Quote the listing below in full and exactly as written, but omit every picture.

::: Data section :::

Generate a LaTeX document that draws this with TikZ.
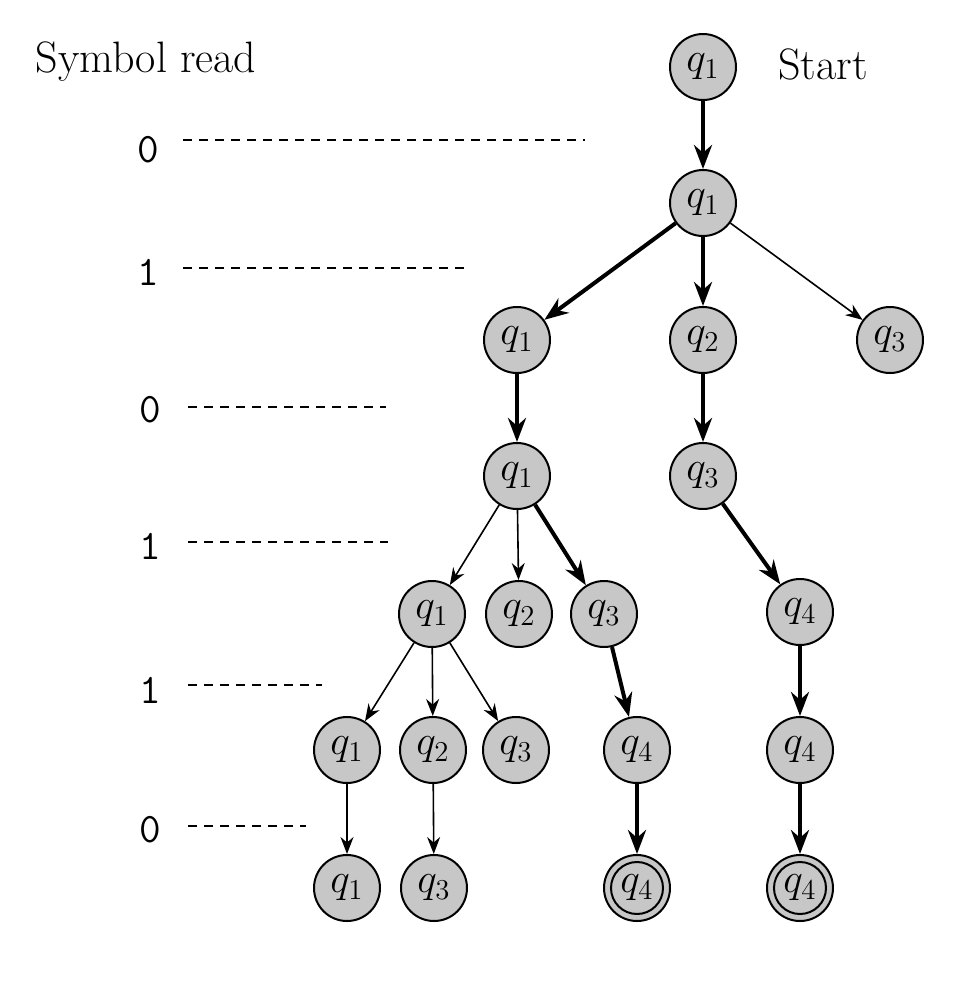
\documentclass[tikz,border=0pt]{standalone}
\usetikzlibrary{arrows.meta}
\begin{document}
\begin{tikzpicture}[x=0.5pt,y=-0.5pt,
  st/.style={circle,draw,line width=1pt,fill=black!22,minimum size=33pt,inner sep=0pt,font=\fontsize{20}{24}\selectfont},
  tk/.style={-{Stealth[length=12pt,width=9pt]},line width=2pt},
  tn/.style={-{Stealth[length=8.5pt,width=6.5pt]},line width=0.8pt},
  dl/.style={dash pattern=on 4.5pt off 3.5pt,line width=0.9pt},
  lbl/.style={font=\ttfamily\fontsize{21}{24}\selectfont,inner sep=0pt},
  txt/.style={font=\fontsize{22}{26}\selectfont,inner sep=0pt}]
\useasboundingbox (0,0) rectangle (979,998);
% titles
\node[txt] (sym) at (146,62) {Symbol read};
\node[txt] (start) at (823,64) {Start};
% symbol labels and dashed guides
\node[lbl] (s1) at (148,150) {0};
\coordinate (s1a) at (183,140); \coordinate (s1b) at (585,140);
\node[lbl] (s2) at (148,272) {1};
\coordinate (s2a) at (183,268); \coordinate (s2b) at (470,268);
\node[lbl] (s3) at (150,410) {0};
\coordinate (s3a) at (188,407); \coordinate (s3b) at (386,407);
\node[lbl] (s4) at (150,546) {1};
\coordinate (s4a) at (188,542); \coordinate (s4b) at (388,542);
\node[lbl] (s5) at (150,690) {1};
\coordinate (s5a) at (188,685); \coordinate (s5b) at (322,685);
\node[lbl] (s6) at (150,830) {0};
\coordinate (s6a) at (188,826); \coordinate (s6b) at (306,826);
\foreach \a/\b in {s1a/s1b,s2a/s2b,s3a/s3b,s4a/s4b,s5a/s5b,s6a/s6b}
  \draw[dl] (\a) -- (\b);
% states
\node[st] (A) at (703,67) {$q_1$};
\node[st] (B) at (703,203) {$q_1$};
\node[st] (C) at (517,340) {$q_1$};
\node[st] (D) at (703,340) {$q_2$};
\node[st] (E) at (890,340) {$q_3$};
\node[st] (F) at (517,476) {$q_1$};
\node[st] (G) at (703,476) {$q_3$};
\node[st] (H) at (432,614) {$q_1$};
\node[st] (I) at (519,614) {$q_2$};
\node[st] (J) at (604,614) {$q_3$};
\node[st] (K) at (800,612) {$q_4$};
\node[st] (L) at (347,750) {$q_1$};
\node[st] (M) at (433,750) {$q_2$};
\node[st] (N) at (516,750) {$q_3$};
\node[st] (O) at (637,750) {$q_4$};
\node[st] (P) at (800,750) {$q_4$};
\node[st] (Q) at (347,888) {$q_1$};
\node[st] (R) at (434,888) {$q_3$};
\node[st] (S) at (637,888) {$q_4$};
\node[st] (T) at (800,888) {$q_4$};
\draw[line width=1pt] (S.center) circle (13pt);
\draw[line width=1pt] (T.center) circle (13pt);
% transitions
\draw[tk] (A) -- (B);
\draw[tk] (B) -- (C);
\draw[tk] (B) -- (D);
\draw[tn] (B) -- (E);
\draw[tk] (C) -- (F);
\draw[tk] (D) -- (G);
\draw[tn] (F) -- (H);
\draw[tn] (F) -- (I);
\draw[tk] (F) -- (J);
\draw[tk] (G) -- (K);
\draw[tn] (H) -- (L);
\draw[tn] (H) -- (M);
\draw[tn] (H) -- (N);
\draw[tk] (J) -- (O);
\draw[tk] (K) -- (P);
\draw[tn] (L) -- (Q);
\draw[tn] (M) -- (R);
\draw[tk] (O) -- (S);
\draw[tk] (P) -- (T);
\end{tikzpicture}
\end{document}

:::

*Answer*
Generate a LaTeX document that draws this with TikZ.
\documentclass[tikz,border=0pt]{standalone}
\usetikzlibrary{arrows.meta}
\begin{document}
\begin{tikzpicture}[x=0.5pt,y=-0.5pt,
  st/.style={circle,draw,line width=1pt,fill=black!22,minimum size=33pt,inner sep=0pt,font=\fontsize{20}{24}\selectfont},
  tk/.style={-{Stealth[length=12pt,width=9pt]},line width=2pt},
  tn/.style={-{Stealth[length=8.5pt,width=6.5pt]},line width=0.8pt},
  dl/.style={dash pattern=on 4.5pt off 3.5pt,line width=0.9pt},
  lbl/.style={font=\ttfamily\fontsize{21}{24}\selectfont,inner sep=0pt},
  txt/.style={font=\fontsize{22}{26}\selectfont,inner sep=0pt}]
\useasboundingbox (0,0) rectangle (979,998);
% titles
\node[txt] (sym) at (146,62) {Symbol read};
\node[txt] (start) at (823,64) {Start};
% symbol labels and dashed guides
\node[lbl] (s1) at (148,150) {0};
\coordinate (s1a) at (183,140); \coordinate (s1b) at (585,140);
\node[lbl] (s2) at (148,272) {1};
\coordinate (s2a) at (183,268); \coordinate (s2b) at (470,268);
\node[lbl] (s3) at (150,410) {0};
\coordinate (s3a) at (188,407); \coordinate (s3b) at (386,407);
\node[lbl] (s4) at (150,546) {1};
\coordinate (s4a) at (188,542); \coordinate (s4b) at (388,542);
\node[lbl] (s5) at (150,690) {1};
\coordinate (s5a) at (188,685); \coordinate (s5b) at (322,685);
\node[lbl] (s6) at (150,830) {0};
\coordinate (s6a) at (188,826); \coordinate (s6b) at (306,826);
\foreach \a/\b in {s1a/s1b,s2a/s2b,s3a/s3b,s4a/s4b,s5a/s5b,s6a/s6b}
  \draw[dl] (\a) -- (\b);
% states
\node[st] (A) at (703,67) {$q_1$};
\node[st] (B) at (703,203) {$q_1$};
\node[st] (C) at (517,340) {$q_1$};
\node[st] (D) at (703,340) {$q_2$};
\node[st] (E) at (890,340) {$q_3$};
\node[st] (F) at (517,476) {$q_1$};
\node[st] (G) at (703,476) {$q_3$};
\node[st] (H) at (432,614) {$q_1$};
\node[st] (I) at (519,614) {$q_2$};
\node[st] (J) at (604,614) {$q_3$};
\node[st] (K) at (800,612) {$q_4$};
\node[st] (L) at (347,750) {$q_1$};
\node[st] (M) at (433,750) {$q_2$};
\node[st] (N) at (516,750) {$q_3$};
\node[st] (O) at (637,750) {$q_4$};
\node[st] (P) at (800,750) {$q_4$};
\node[st] (Q) at (347,888) {$q_1$};
\node[st] (R) at (434,888) {$q_3$};
\node[st] (S) at (637,888) {$q_4$};
\node[st] (T) at (800,888) {$q_4$};
\draw[line width=1pt] (S.center) circle (13pt);
\draw[line width=1pt] (T.center) circle (13pt);
% transitions
\draw[tk] (A) -- (B);
\draw[tk] (B) -- (C);
\draw[tk] (B) -- (D);
\draw[tn] (B) -- (E);
\draw[tk] (C) -- (F);
\draw[tk] (D) -- (G);
\draw[tn] (F) -- (H);
\draw[tn] (F) -- (I);
\draw[tk] (F) -- (J);
\draw[tk] (G) -- (K);
\draw[tn] (H) -- (L);
\draw[tn] (H) -- (M);
\draw[tn] (H) -- (N);
\draw[tk] (J) -- (O);
\draw[tk] (K) -- (P);
\draw[tn] (L) -- (Q);
\draw[tn] (M) -- (R);
\draw[tk] (O) -- (S);
\draw[tk] (P) -- (T);
\end{tikzpicture}
\end{document}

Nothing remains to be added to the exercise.